A US judge has ordered Google to expose to Viacom the video-viewing habits of everyone who has ever used YouTube. The decision was condemned by the internet giant and privacy advocates.`
A spokesperson for Google Ireland told RTÉ in a statement that Google intended to ask Viacom to respect users' privacy and allow Google to anonymise the logs before producing them under the court's order.
US District Court Judge Louis Stanton backed Viacom's request for data on which YouTube users watch which videos on the website in order to support its case in a billion-dollar copyright lawsuit against Google.
Viacom claims Google, which bought YouTube in 2006, acts as a willing accomplice to internet users who put clips of Viacom's copyrighted television programmes on the popular video-sharing website.
'We are disappointed the court granted Viacom's overreaching demand for viewing history,' Google senior litigation counsel Catherine Lacavera said.
The judge ordered Google to give Viacom log-in names of YouTube users and internet protocol (IP) addresses identifying which computers they used for viewing videos.
Viacom issued a statement saying it wanted only to bolster its case against Google and not to expose or pursue viewers of copyrighted videos.

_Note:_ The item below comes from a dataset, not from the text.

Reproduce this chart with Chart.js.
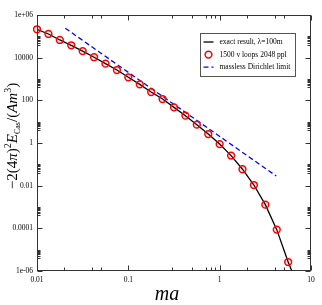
<!DOCTYPE html>
<html><head><meta charset="utf-8">
<script src="https://cdn.jsdelivr.net/npm/chart.js@4/dist/chart.umd.min.js"></script>
<style>html,body{margin:0;padding:0;background:#fff;}#wrap{width:322px;height:305px;}</style>
</head><body><div id="wrap"><canvas id="c" width="322" height="305"></canvas></div>
<script>
// ---- data ----
const maValues = [0.01, 0.01334, 0.01778, 0.02371, 0.03162, 0.04217, 0.05623, 0.07499,
  0.1, 0.1334, 0.1778, 0.2371, 0.3162, 0.4217, 0.5623, 0.7499,
  1.0, 1.334, 1.778, 2.371, 3.162, 4.217, 5.623];
const loopValues = [2.14e5, 1.29e5, 6.76e4, 3.80e4, 2.04e4, 1.05e4, 5250, 2630,
  1200, 562, 245, 115, 46.8, 19.1, 7.24, 2.63,
  0.89, 0.257, 0.0589, 0.0107, 1.29e-3, 8.7e-5, 2.63e-6];
const exactX = [0.01, 0.01334, 0.01778, 0.02371, 0.03162, 0.04217, 0.05623, 0.07499,
  0.1, 0.1334, 0.1778, 0.2371, 0.3162, 0.4217, 0.5623, 0.7499,
  1.0, 1.334, 1.778, 2.371, 3.162, 4.217, 5.623, 6.17];
const exactY = [2.14e5, 1.29e5, 6.76e4, 3.80e4, 2.04e4, 1.05e4, 5250, 2630,
  1200, 562, 245, 115, 46.8, 19.1, 7.24, 2.63,
  0.89, 0.257, 0.0589, 0.0107, 1.29e-3, 8.7e-5, 2.63e-6, 1e-6];
const masslessX = [0.0204, 4.17];
const masslessY = [2.4e5, 0.0282];
const seriesLabels = ["exact result, \u03bb=100m", "1500 v loops 2048 ppl", "massless Dirichlet limit"];

const xTickValues = [0.01, 0.1, 1, 10];
const xTickLabels = ["0.01", "0.1", "1", "10"];
const xMinorTicks = [0.02, 0.04, 0.05, 0.3, 0.5, 0.7, 0.8, 0.9, 2, 4, 5];
const yTickValues = [1e6, 1e4, 100, 1, 0.01, 1e-4, 1e-6];
const yTickLabels = ["1e+06", "10000", "100", "1", "0.01", "0.0001", "1e-06"];
const yMinorDecades = [1e4, 1e2, 1, 1e-2, 1e-4, 1e-6];
const yMinorSteps = [4, 5, 6, 7, 8, 9, 10];
const xTitle = "ma";

const SERIF = "'Liberation Serif', 'DejaVu Serif', serif";

const frameTicks = {
  id: 'frameTicks',
  afterDatasetsDraw(chart) {
    const {ctx, chartArea: a, scales: {x, y}} = chart;
    ctx.save();
    ctx.strokeStyle = '#333';
    ctx.lineWidth = 1;
    const L = Math.round(a.left) + 0.5, R = Math.round(a.right) - 0.5;
    const T = Math.round(a.top) + 0.5, B = Math.round(a.bottom) - 0.5;
    ctx.strokeRect(L, T, R - L, B - T);
    ctx.beginPath();
    const xt = (v, len) => {
      const px = Math.round(x.getPixelForValue(v)) + 0.5;
      ctx.moveTo(px, B); ctx.lineTo(px, B - len);
      ctx.moveTo(px, T); ctx.lineTo(px, T + len);
    };
    const yt = (v, len) => {
      const py = Math.round(y.getPixelForValue(v)) + 0.5;
      ctx.moveTo(L, py); ctx.lineTo(L + len, py);
      ctx.moveTo(R, py); ctx.lineTo(R - len, py);
    };
    xTickValues.forEach(v => xt(v, 5));
    xMinorTicks.forEach(v => xt(v, 3));
    yTickValues.forEach(v => yt(v, 5));
    yMinorDecades.forEach(d => yMinorSteps.forEach(s => yt(s * d, 3)));
    ctx.stroke();
    ctx.restore();
  }
};

const boxLegend = {
  id: 'boxLegend',
  afterDraw(chart) {
    const {ctx, chartArea: a} = chart;
    const bx = Math.round(a.right) - 110.5, by = Math.round(a.top) + 18.5, bw = 95, bh = 43;
    ctx.save();
    ctx.fillStyle = '#fff';
    ctx.fillRect(bx, by, bw, bh);
    ctx.strokeStyle = '#555';
    ctx.lineWidth = 1;
    ctx.strokeRect(bx, by, bw, bh);
    const order = [1, 0, 2];
    ctx.font = '7.5px ' + SERIF;
    ctx.textBaseline = 'middle';
    ctx.textAlign = 'left';
    order.forEach((di, i) => {
      const ds = chart.data.datasets[di];
      const cy = by + 8.5 + i * 12.6;
      const sx = bx + 3, ex = bx + 13;
      if (ds.showLine === false) {
        ctx.beginPath();
        ctx.setLineDash([]);
        ctx.strokeStyle = ds.pointBorderColor;
        ctx.lineWidth = ds.pointBorderWidth;
        ctx.arc((sx + ex) / 2, cy, ds.pointRadius, 0, Math.PI * 2);
        ctx.stroke();
      } else {
        ctx.beginPath();
        ctx.setLineDash(ds.borderDash || []);
        ctx.strokeStyle = ds.borderColor;
        ctx.lineWidth = ds.borderWidth;
        ctx.moveTo(sx, cy); ctx.lineTo(ex, cy);
        ctx.stroke();
        ctx.setLineDash([]);
      }
      ctx.fillStyle = '#000';
      ctx.fillText(ds.label, bx + 19, cy);
    });
    ctx.restore();
  }
};

const axisTitles = {
  id: 'axisTitles',
  afterDraw(chart) {
    const {ctx} = chart;
    ctx.save();
    ctx.fillStyle = '#000';
    // x title
    ctx.font = 'italic 20px ' + SERIF;
    ctx.textAlign = 'center';
    ctx.textBaseline = 'alphabetic';
    ctx.fillText(xTitle, 167, 300);
    // y title, composed of pieces
    const pieces = [
      {t: '\u22122(4', f: '15px ', dy: 0},
      {t: '\u03c0', f: 'italic 15px ', dy: 0},
      {t: ')', f: '15px ', dy: 0},
      {t: '2', f: '10px ', dy: -6},
      {t: 'E', f: 'italic 15px ', dy: 0},
      {t: 'Cas', f: '8px ', dy: 3},
      {t: '/(', f: '15px ', dy: 0},
      {t: 'Am', f: 'italic 15px ', dy: 0},
      {t: '3', f: '10px ', dy: -6},
      {t: ')', f: '15px ', dy: 0}
    ];
    let w = 0;
    pieces.forEach(p => { ctx.font = p.f + SERIF; p.w = ctx.measureText(p.t).width; w += p.w; });
    ctx.translate(16.5, 136);
    ctx.rotate(-Math.PI / 2);
    ctx.textAlign = 'left';
    let cx = -w / 2;
    pieces.forEach(p => { ctx.font = p.f + SERIF; ctx.fillText(p.t, cx, p.dy); cx += p.w; });
    ctx.restore();
  }
};

new Chart(document.getElementById('c'), {
  type: 'line',
  data: {
    datasets: [
      {
        label: seriesLabels[1],
        data: maValues.map((v, i) => ({x: v, y: loopValues[i]})),
        showLine: false,
        pointStyle: 'circle',
        pointRadius: 3.4,
        pointBorderColor: '#ff0000',
        pointBackgroundColor: 'rgba(255,0,0,0.08)',
        pointBorderWidth: 1.5,
        borderColor: '#ff0000',
        clip: false,
        order: 0
      },
      {
        label: seriesLabels[0],
        data: exactX.map((v, i) => ({x: v, y: exactY[i]})),
        borderColor: '#000',
        borderWidth: 1.3,
        pointRadius: 0,
        fill: false,
        order: 1
      },
      {
        label: seriesLabels[2],
        data: masslessX.map((v, i) => ({x: v, y: masslessY[i]})),
        borderColor: '#0000ff',
        borderWidth: 1.3,
        borderDash: [5, 3],
        pointRadius: 0,
        fill: false,
        order: 2
      }
    ]
  },
  options: {
    responsive: false,
    animation: false,
    devicePixelRatio: 1,
    layout: {padding: {top: 15, right: 11, left: 0, bottom: 0}},
    plugins: {legend: {display: false}, tooltip: {enabled: false}},
    scales: {
      x: {
        type: 'logarithmic', min: 0.01, max: 10, position: 'bottom',
        grid: {display: false, drawTicks: false},
        border: {display: false},
        ticks: {autoSkip: false, maxRotation: 0, padding: 5, color: '#000',
          font: {family: SERIF, size: 7.5},
          callback: (v, i) => xTickLabels[i]},
        afterBuildTicks: s => { s.ticks = xTickValues.map(v => ({value: v})); },
        afterFit: s => { s.height = 34; }
      },
      y: {
        type: 'logarithmic', min: 1e-6, max: 1e6, position: 'left',
        grid: {display: false, drawTicks: false},
        border: {display: false},
        ticks: {autoSkip: false, padding: 4, color: '#000',
          font: {family: SERIF, size: 7.5},
          callback: (v, i) => yTickLabels[i]},
        afterBuildTicks: s => { s.ticks = yTickValues.map(v => ({value: v})); },
        afterFit: s => { s.width = 37; }
      }
    }
  },
  plugins: [frameTicks, boxLegend, axisTitles]
});
</script>
</body></html>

In what Google claims as a partial victory, the judge denied Viacom's request to get its hands on secret source code used in YouTube video searches as well as for internet searches. He also refused a Viacom request to order Google to provide access to the videos YouTube users store in private YouTube files.
The Viacom requests were made in a 'discovery' evidence-gathering phase of a lawsuit filed in March of last year in US District Court in New York state.
The Viacom lawsuit has been merged with similar civil litigation being pursued by the English Premier League, which says match clips are routinely posted on YouTube without authorisation,
Industry insiders suspect Viacom is using the lawsuit as a negotiating tactic and has no intention of taking the matter to trial.